2. Everything is in flux
(Sa'ke'j:) The only constant is change–constant change, transformations; everything naturally friendly, trying to reach a more stable state instead of bullying each other around. That kind of process the English language doesn't allow you to talk about too much, but most Native American languages are based on capturing the motions of nature, the rhythms, the vibrations, the relationships, that you can form with all these elements, just like a periodic table in a different way: relationships rather than a game of billiards,
where you only count the ones that go in–all of their motion doesn't count.
3. The Part Enfolds the Whole:
… not just whole is more than the sum of its parts.Ā (Sa'ke'j:) When we wear leathers and beads and eagle thongs and things like that, it's not seen as totally ludicrous, as decoration – it's seen as containing something you want to have a relationship with.
4. There is an implicate order to the universe
(Sa'ke'j:) This implicate order holds everything together whether we want it to or not, and exists independently of our beliefs, our perceptions, or our linguistic categories. It exists totally independently of the methods or rules that people use to arrive at what it is, and David Bohm's captured that with the great phrase the implicate order, versus the explicate order of things that they can explain quite concretely, such as a rock falling out of a window. This also agrees with the lakhota phrase ‘skan skan,' which points to the motion behind the motion.
5. This ecosphere is basically friendly
Sa'ke'j maintains that the planet, and especially the Americas as well as the physical universe, are basically gentle and friendly: You don't have an electron jumping and bullying into other(s) unless it knows it's missing a stable state and knows it can reach that stable state and increase its own stability.

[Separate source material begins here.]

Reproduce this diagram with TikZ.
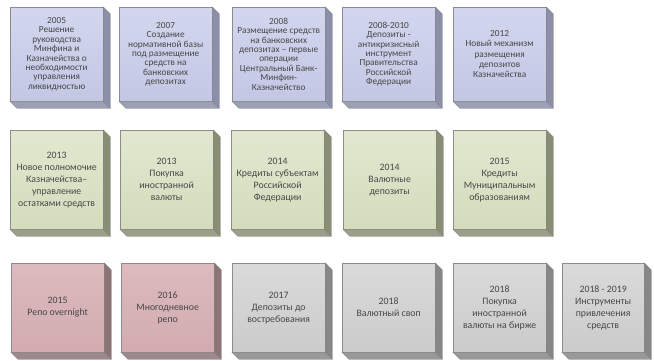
\documentclass[tikz,border=0pt]{standalone}
\usepackage{fontspec}
\setmainfont{Carlito}
\usepackage{tikz}
\usetikzlibrary{positioning}

\definecolor{bluetop}{HTML}{D3D6EE}
\definecolor{bluebot}{HTML}{C3C7E4}
\definecolor{blueside}{HTML}{8B8FA8}
\definecolor{greentop}{HTML}{E2E8D0}
\definecolor{greenbot}{HTML}{D3DCBC}
\definecolor{greenside}{HTML}{878E74}
\definecolor{pinktop}{HTML}{DCBABE}
\definecolor{pinkbot}{HTML}{D2ABB0}
\definecolor{pinkside}{HTML}{8C7476}
\definecolor{greytop}{HTML}{DADADA}
\definecolor{greybot}{HTML}{CBCBCB}
\definecolor{greyside}{HTML}{878787}

\begin{document}
\begin{tikzpicture}[x=1pt,y=-1pt,
    blk/.style={draw=black!45,line width=0.3pt,anchor=north west,
      minimum width=93pt,inner sep=1pt,align=center,text=black!72},
    toprow/.style={blk,top color=bluetop,bottom color=bluebot,minimum height=94pt,
      font=\fontsize{9.3}{9.4}\selectfont},
    midrow/.style={blk,top color=greentop,bottom color=greenbot,minimum height=99pt,
      font=\fontsize{9.8}{12}\selectfont},
    pinkrow/.style={blk,top color=pinktop,bottom color=pinkbot,minimum height=89pt,
      font=\fontsize{9.8}{12}\selectfont},
    greyrow/.style={blk,top color=greytop,bottom color=greybot,minimum height=89pt,
      font=\fontsize{9.8}{12}\selectfont}]
  \useasboundingbox (0,0) rectangle (654,360);
  % 1st row
  \node [toprow] (a1) at (10,7) {2005\\Решение\\руководства\\Минфина и\\Казначейства о\\необходимости\\управления\\ликвидностью};
  \node [toprow] (a2) at (119,7) {2007\\Создание\\нормативной базы\\под размещение\\средств на\\банковских\\депозитах};
  \node [toprow] (a3) at (232,7) {2008\\Размещение средств\\на банковских\\депозитах – первые\\операции\\Центральный Банк-\\Минфин-\\Казначейство};
  \node [toprow] (a4) at (342,7) {2008-2010\\Депозиты -\\антикризисный\\инструмент\\Правительства\\Российской\\Федерации};
  \node [toprow,font=\fontsize{9.3}{10.2}\selectfont] (a5) at (453,7) {2012\\Новый механизм\\размещения\\депозитов\\Казначейства};
  % 2nd row
  \node [midrow] (b1) at (10,130) {2013\\Новое полномочие\\Казначейства–\\управление\\остатками средств};
  \node [midrow] (b2) at (120,130) {2013\\Покупка\\иностранной\\валюты};
  \node [midrow] (b3) at (231,130) {2014\\Кредиты субъектам\\Российской\\Федерации};
  \node [midrow] (b4) at (343,130) {2014\\Валютные\\депозиты};
  \node [midrow] (b5) at (453,130) {2015\\Кредиты\\Муниципальным\\образованиям};
  % 3rd row
  \node [pinkrow] (c1) at (11,263) {2015\\Репо overnight};
  \node [pinkrow] (c2) at (121,263) {2016\\Многодневное\\репо};
  \node [greyrow] (c3) at (232,263) {2017\\Депозиты до\\востребования};
  \node [greyrow] (c4) at (342,263) {2018\\Валютный своп};
  \node [greyrow] (c5) at (453,263) {2018\\Покупка\\иностранной\\валюты на бирже};
  \node [greyrow,minimum width=82pt] (c6) at (562,263) {2018 - 2019\\Инструменты\\привлечения\\средств};
  % depth of the boxes
  \foreach \n/\c in {a1/blueside,a2/blueside,a3/blueside,a4/blueside,a5/blueside,
      b1/greenside,b2/greenside,b3/greenside,b4/greenside,b5/greenside,
      c1/pinkside,c2/pinkside,c3/greyside,c4/greyside,c5/greyside,c6/greyside} {
    \filldraw [fill=\c!85!white,draw=black!50,line width=0.3pt]
      (\n.south west) -- ++(7,7) -- ([shift={(7,7)}]\n.south east) -- (\n.south east) -- cycle;
    \filldraw [fill=\c,draw=black!50,line width=0.3pt]
      (\n.north east) -- ++(7,7) -- ([shift={(7,7)}]\n.south east) -- (\n.south east) -- cycle;
  }
\end{tikzpicture}
\end{document}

6. Nature can be taught new tricks
(Sa'ke'j:) We also agreed that that world out there that exists–that reality, not imaginality–can be taught new tricks with the cyclotron; and what was raised in the meeting was, are these new tricks beneficial, or will they create a hostile universe on their own, independent of scientists, once they teach electrons how to jump and how to amass the energy to jump, and it becomes a bullying, hostile biological world. Reminds me of Alan Watts talking about how the universe has had to learn how to get ever smaller and ever larger as we probe it with microscopes and telescopes, receding ever further in the distance as self observes itself.
7. Quantum Potential and Spirit
After listening to the physicists and American Indians talk for a few days, it struck me that the way physicists use the term potential, or quantum potential, is nearly identical to the way Native Americans use the term spirit. They all agreed there was something similar going on.
8. The principle of complementarity
Physicists for all this century have realized that our usual notion of bipolar or black & white opposites was insufficient when working with nature. The first clue came when they asked incoming light, ‘Are you particle?' and it answered Yes; ‘Are you wave?' and it answered Yes. This is equivalent to asking whether something is a noun or a verb and getting a yes answer to both–which is exactly how Native American language nouns are made up: as verbs with suffixes that make them temporarily into nouns for discussion sake. this yes-yes complementarity is foreign to Indo-European languages, but quite
common in other language families (such as the Chinese notion of Yin-Yang), and represents a higher level of formal operations, in Piaget's terms, referred to by some as post-formal operations–that which lies beyond normal Western Indo-European development.